Pondé - A esquerda não precisa fazer oposição. Quem está fazendo oposição ao governo Bolsonaro é a inapetência deles em governar o País. Então a esquerda não precisa fazer, mas está ainda desarticulada, inclusive porque ficou a vida inteira na mão do (ex-presidente Luiz Inácio) Lula (da Silva, PT). Mas se, por exemplo, o Ciro (Gomes, PDT) conseguir se articular de alguma forma, tem chão até 2022. Mas, em 2019, se Bolsonaro não tomar juízo e parar de governar como se fosse uma espécie de moleque revoltado e nostálgico, ele pode criar uma situação bastante difícil dentro da representatividade do governo. E essa atitude da Câmara, querendo aprovar a Previdência do Temer, é um indicativo de que eles podem transformar o Bolsonaro em uma rainha da Inglaterra.
JC - No seminário, o senhor citou o termo "quinto poder" em referência às mídias sociais. Como definir e identificar isso na prática?
Pondé - Identificar, primeiro, a convergência entre a imprensa, as mídias em geral e as próprias mídias sociais. Não existe a imprensa e as mídia em geral sem as mídias sociais. É verdade que as mídias sociais dependem do trabalho profissional e da credibilidade que as grandes marcas de imprensa têm. Não é que as mídias sociais correm soltas, também pesa sobre elas a pecha de ser completamente sem nenhum critério, o que diminui um pouco o impacto que têm entre as pessoas mais bem informadas. Mas o quinto poder ao qual me refiro das mídias sociais é o poder de um enxame, e basta ver como funciona um para perceber esse poder, seja no grau de capilarização, de acessibilidade, de impacto e de influência.

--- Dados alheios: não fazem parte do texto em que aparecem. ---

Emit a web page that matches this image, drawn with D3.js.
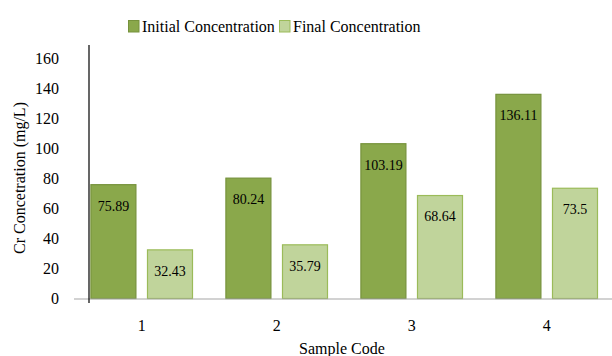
<!DOCTYPE html>
<html><head><meta charset="utf-8">
<script src="https://cdn.jsdelivr.net/npm/d3@7"></script>
<style>body{margin:0;background:#fff}svg{display:block}</style>
</head><body><svg id="c" width="612" height="356"></svg>
<script>
const categories = ["1", "2", "3", "4"];
const seriesNames = ["Initial Concentration", "Final Concentration"];
const initialValues = [75.89, 80.24, 103.19, 136.11];
const finalValues = [32.43, 35.79, 68.64, 73.5];
const yTicks = [0, 20, 40, 60, 80, 100, 120, 140, 160];
const fills = ["#8aa84b", "#c0d49b"];
const strokes = ["#76923c", "#9bbb59"];

// pick an installed serif font
const ctx = document.createElement("canvas").getContext("2d");
function w(f) { ctx.font = "40px " + f; return ctx.measureText("Initial Concentration 0123456789").width; }
const candidates = ["Liberation Serif", "Tinos", "Times New Roman", "Noto Serif", "DejaVu Serif"];
let font = "serif", scale = 1;
for (const c of candidates) {
  if (w(`'${c}', monospace`) !== w("monospace") && w(`'${c}', sans-serif`) !== w("sans-serif")) { font = c; break; }
}
if (font === "DejaVu Serif" || font === "Noto Serif") scale = 0.82;
const fs = v => v * scale;

const svg = d3.select("#c").attr("font-family", `'${font}', serif`);
const x0 = d3.scaleBand().domain(categories).range([74.2, 614.2]).paddingInner(0).paddingOuter(0);
const x1 = d3.scaleBand().domain(seriesNames).range([16.2, 135 - 16.2]).paddingInner(0.187);
const y = d3.scaleLinear().domain([0, 160]).range([298.5, 58.5]);

const data = categories.map((c, i) => ({c, vals: [initialValues[i], finalValues[i]]}));

svg.append("g").selectAll("text").data(yTicks).join("text")
  .attr("x", 59).attr("y", d => y(d)).attr("dy", "0.35em")
  .attr("text-anchor", "end").attr("font-size", fs(16)).text(d => d);

const g = svg.append("g").selectAll("g").data(data).join("g")
  .attr("transform", d => `translate(${x0(d.c)},0)`);
g.selectAll("rect").data(d => d.vals.map((v, k) => ({v, k}))).join("rect")
  .attr("x", d => x1(seriesNames[d.k]) + 0.5)
  .attr("width", x1.bandwidth() - 1)
  .attr("y", d => y(d.v))
  .attr("height", d => y(0) - y(d.v))
  .attr("fill", d => fills[d.k]).attr("stroke", d => strokes[d.k]).attr("stroke-width", 1.2);
g.selectAll("text").data(d => d.vals.map((v, k) => ({v, k}))).join("text")
  .attr("x", d => x1(seriesNames[d.k]) + x1.bandwidth() / 2)
  .attr("y", d => y(d.v) + 21).attr("dy", "0.35em")
  .attr("text-anchor", "middle").attr("font-size", fs(14)).text(d => d.v);

svg.append("line").attr("x1", 74).attr("x2", 612).attr("y1", y(0) + 0.5).attr("y2", y(0) + 0.5)
  .attr("stroke", "#a6a6a6").attr("stroke-width", 1.2);
svg.append("line").attr("x1", 89).attr("x2", 89).attr("y1", 45).attr("y2", 303)
  .attr("stroke", "#000").attr("stroke-width", 1.2);

svg.append("g").selectAll("text").data(categories).join("text")
  .attr("x", d => x0(d) + x0.bandwidth() / 2).attr("y", 325).attr("dy", "0.35em")
  .attr("text-anchor", "middle").attr("font-size", fs(16)).text(d => d);

svg.append("text").attr("x", 342).attr("y", 348).attr("dy", "0.35em")
  .attr("text-anchor", "middle").attr("font-size", fs(16)).text("Sample Code");
svg.append("text").attr("transform", "translate(19,178) rotate(-90)").attr("dy", "0.35em")
  .attr("text-anchor", "middle").attr("font-size", fs(16)).text("Cr Concetration (mg/L)");

const legX = [128, 279];
const lg = svg.append("g").selectAll("g").data(seriesNames).join("g")
  .attr("transform", (d, i) => `translate(${legX[i]},20)`);
lg.append("rect").attr("width", 10.5).attr("height", 11.5).attr("x", 0.5).attr("y", 0.5)
  .attr("fill", (d, i) => fills[i]).attr("stroke", (d, i) => strokes[i]).attr("stroke-width", 1);
lg.append("text").attr("x", 14).attr("y", 6.5).attr("dy", "0.35em").attr("font-size", fs(16)).text(d => d);
</script></body></html>
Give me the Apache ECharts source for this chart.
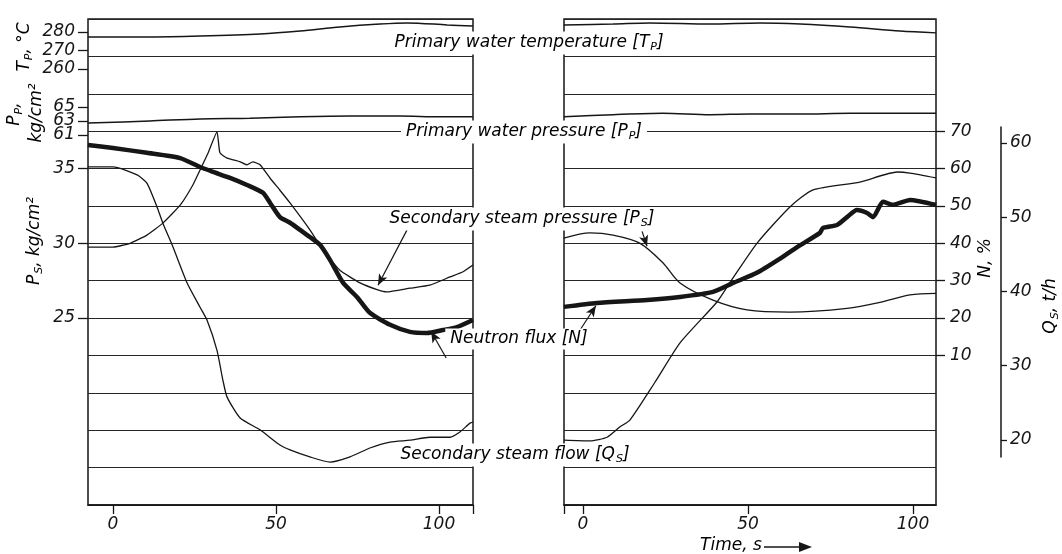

JC - O senhor tem exemplo disso?
Pondé - As pesquisas sobre o comportamento de eleitores, que têm crescido muito nos Estados Unidos de 2005 para cá, mostram que a maior parte não se informa, não se importa e não tem tempo para a política. Aquilo que chega até eles pelas mídias sociais influencia muito o voto, porque se tem um grau de escolha raso. Existe uma teoria chamada racional ignorant, o ignorante racional, que faz com que o eleitor comum decida racionalmente não se interessar por política porque a influência dele individualmente na política é zero. As mídias sociais atendem, exatamente, a esse tipo de situação. Ao olhar para o Brexit (movimento de separação do Reino Unido da União Europeia), para grupos que vêm crescendo na Europa, para o barulho que foi a Primavera Árabe (onda de protestos realizados a partir de 2010 em países do Oriente Médio), o golpe que aconteceu na Turquia e a retomada de poder do (presidente Recep Tayyip) Erdogan, o que aconteceu com (a eleição de) Trump e aqui no Brasil, esses exemplos têm todos os indícios da força que as mídias sociais têm hoje, não só em política, mas também em marketing, em comportamento, em relacionamento, em interação entre vida privada e vida no trabalho. É um ciclo de transformação que a gente ainda está aprendendo a saber como funciona.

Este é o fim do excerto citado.